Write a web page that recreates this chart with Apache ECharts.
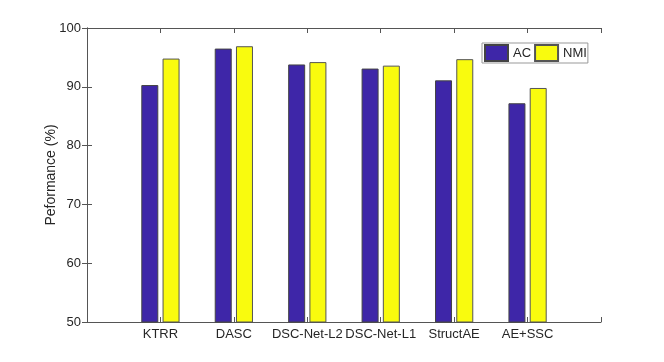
<!DOCTYPE html>
<html lang="en">
<head>
    <meta charset="UTF-8">
    <title>Performance</title>
</head>
<body style="margin:0;background:#fff;">
<div id="main" style="width:664px;height:362px;"></div>
<script src="https://cdn.jsdelivr.net/npm/echarts@6/dist/echarts.min.js"></script>
<script>
    var methods = ['KTRR', 'DASC', 'DSC-Net-L2', 'DSC-Net-L1', 'StructAE', 'AE+SSC'];
    var acValues = [90.3, 96.5, 93.8, 93.1, 91.1, 87.2];
    var nmiValues = [94.8, 96.9, 94.2, 93.6, 94.7, 89.8];
    var yTicks = [50, 60, 70, 80, 90, 100];

    // bars sit at x = 1..6 on a 0..7 axis, like the matlab figure
    function toPoints(vals) {
        return vals.map(function (v, i) { return [i + 1, v]; });
    }

    var myChart = echarts.init(document.getElementById('main'));
    var axisColor = '#555';
    var labelColor = '#262626';
    var font = 'Liberation Sans, Arial, sans-serif';
    // ticks pointing into the plot box
    var tickIn = {show: true, inside: true, length: 5, lineStyle: {color: axisColor}};

    var option = {
        backgroundColor: '#fff',
        textStyle: {fontFamily: font},
        legend: {
            data: ['AC', 'NMI'],
            icon: 'rect',
            left: 482,
            top: 43,
            padding: [1, 1, 1, 2],
            itemWidth: 23,
            itemHeight: 16,
            itemGap: 3,
            borderColor: '#999',
            borderWidth: 1,
            textStyle: {fontSize: 13, color: labelColor, fontFamily: font}
        },
        grid: {left: 87, top: 28, right: 63, bottom: 40},
        xAxis: [{
            type: 'value',
            min: 0,
            max: 7,
            interval: 1,
            position: 'bottom',
            splitLine: {show: false},
            axisLine: {lineStyle: {color: axisColor}},
            axisTick: tickIn,
            axisLabel: {
                fontSize: 13,
                color: labelColor,
                margin: 6,
                formatter: function (v) { return methods[v - 1] || ''; }
            }
        }, {
            type: 'value',
            min: 0,
            max: 7,
            interval: 1,
            position: 'top',
            splitLine: {show: false},
            axisLine: {lineStyle: {color: axisColor}},
            axisTick: tickIn,
            axisLabel: {show: false}
        }],
        yAxis: [{
            type: 'value',
            min: yTicks[0],
            max: yTicks[yTicks.length - 1],
            interval: 10,
            name: 'Peformance (%)',
            nameLocation: 'middle',
            nameGap: 29,
            nameMoveOverlap: false,
            nameTextStyle: {fontSize: 14, color: labelColor},
            splitLine: {show: false},
            axisLine: {show: true, lineStyle: {color: axisColor}},
            axisTick: tickIn,
            axisLabel: {fontSize: 13, color: labelColor, margin: 6}
        }, {
            type: 'value',
            min: yTicks[0],
            max: yTicks[yTicks.length - 1],
            interval: 10,
            position: 'right',
            splitLine: {show: false},
            axisLine: {show: true, lineStyle: {color: axisColor}},
            axisTick: tickIn,
            axisLabel: {show: false}
        }],
        series: [{
            name: 'AC',
            type: 'bar',
            barWidth: 17,
            barGap: '25%',
            data: toPoints(acValues),
            itemStyle: {color: '#3e26a8', borderColor: '#444', borderWidth: 1}
        }, {
            name: 'NMI',
            type: 'bar',
            barWidth: 17,
            barGap: '25%',
            data: toPoints(nmiValues),
            itemStyle: {color: '#f9fb0e', borderColor: '#555', borderWidth: 1}
        }]
    };

    myChart.setOption(option);
</script>
</body>
</html>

----------

◆ **To be done**
Copy the data character for character, but drop all pictures from the copy.

◆ **Task response**
Write a web page that recreates this chart with Apache ECharts.
<!DOCTYPE html>
<html lang="en">
<head>
    <meta charset="UTF-8">
    <title>Performance</title>
</head>
<body style="margin:0;background:#fff;">
<div id="main" style="width:664px;height:362px;"></div>
<script src="https://cdn.jsdelivr.net/npm/echarts@6/dist/echarts.min.js"></script>
<script>
    var methods = ['KTRR', 'DASC', 'DSC-Net-L2', 'DSC-Net-L1', 'StructAE', 'AE+SSC'];
    var acValues = [90.3, 96.5, 93.8, 93.1, 91.1, 87.2];
    var nmiValues = [94.8, 96.9, 94.2, 93.6, 94.7, 89.8];
    var yTicks = [50, 60, 70, 80, 90, 100];

    // bars sit at x = 1..6 on a 0..7 axis, like the matlab figure
    function toPoints(vals) {
        return vals.map(function (v, i) { return [i + 1, v]; });
    }

    var myChart = echarts.init(document.getElementById('main'));
    var axisColor = '#555';
    var labelColor = '#262626';
    var font = 'Liberation Sans, Arial, sans-serif';
    // ticks pointing into the plot box
    var tickIn = {show: true, inside: true, length: 5, lineStyle: {color: axisColor}};

    var option = {
        backgroundColor: '#fff',
        textStyle: {fontFamily: font},
        legend: {
            data: ['AC', 'NMI'],
            icon: 'rect',
            left: 482,
            top: 43,
            padding: [1, 1, 1, 2],
            itemWidth: 23,
            itemHeight: 16,
            itemGap: 3,
            borderColor: '#999',
            borderWidth: 1,
            textStyle: {fontSize: 13, color: labelColor, fontFamily: font}
        },
        grid: {left: 87, top: 28, right: 63, bottom: 40},
        xAxis: [{
            type: 'value',
            min: 0,
            max: 7,
            interval: 1,
            position: 'bottom',
            splitLine: {show: false},
            axisLine: {lineStyle: {color: axisColor}},
            axisTick: tickIn,
            axisLabel: {
                fontSize: 13,
                color: labelColor,
                margin: 6,
                formatter: function (v) { return methods[v - 1] || ''; }
            }
        }, {
            type: 'value',
            min: 0,
            max: 7,
            interval: 1,
            position: 'top',
            splitLine: {show: false},
            axisLine: {lineStyle: {color: axisColor}},
            axisTick: tickIn,
            axisLabel: {show: false}
        }],
        yAxis: [{
            type: 'value',
            min: yTicks[0],
            max: yTicks[yTicks.length - 1],
            interval: 10,
            name: 'Peformance (%)',
            nameLocation: 'middle',
            nameGap: 29,
            nameMoveOverlap: false,
            nameTextStyle: {fontSize: 14, color: labelColor},
            splitLine: {show: false},
            axisLine: {show: true, lineStyle: {color: axisColor}},
            axisTick: tickIn,
            axisLabel: {fontSize: 13, color: labelColor, margin: 6}
        }, {
            type: 'value',
            min: yTicks[0],
            max: yTicks[yTicks.length - 1],
            interval: 10,
            position: 'right',
            splitLine: {show: false},
            axisLine: {show: true, lineStyle: {color: axisColor}},
            axisTick: tickIn,
            axisLabel: {show: false}
        }],
        series: [{
            name: 'AC',
            type: 'bar',
            barWidth: 17,
            barGap: '25%',
            data: toPoints(acValues),
            itemStyle: {color: '#3e26a8', borderColor: '#444', borderWidth: 1}
        }, {
            name: 'NMI',
            type: 'bar',
            barWidth: 17,
            barGap: '25%',
            data: toPoints(nmiValues),
            itemStyle: {color: '#f9fb0e', borderColor: '#555', borderWidth: 1}
        }]
    };

    myChart.setOption(option);
</script>
</body>
</html>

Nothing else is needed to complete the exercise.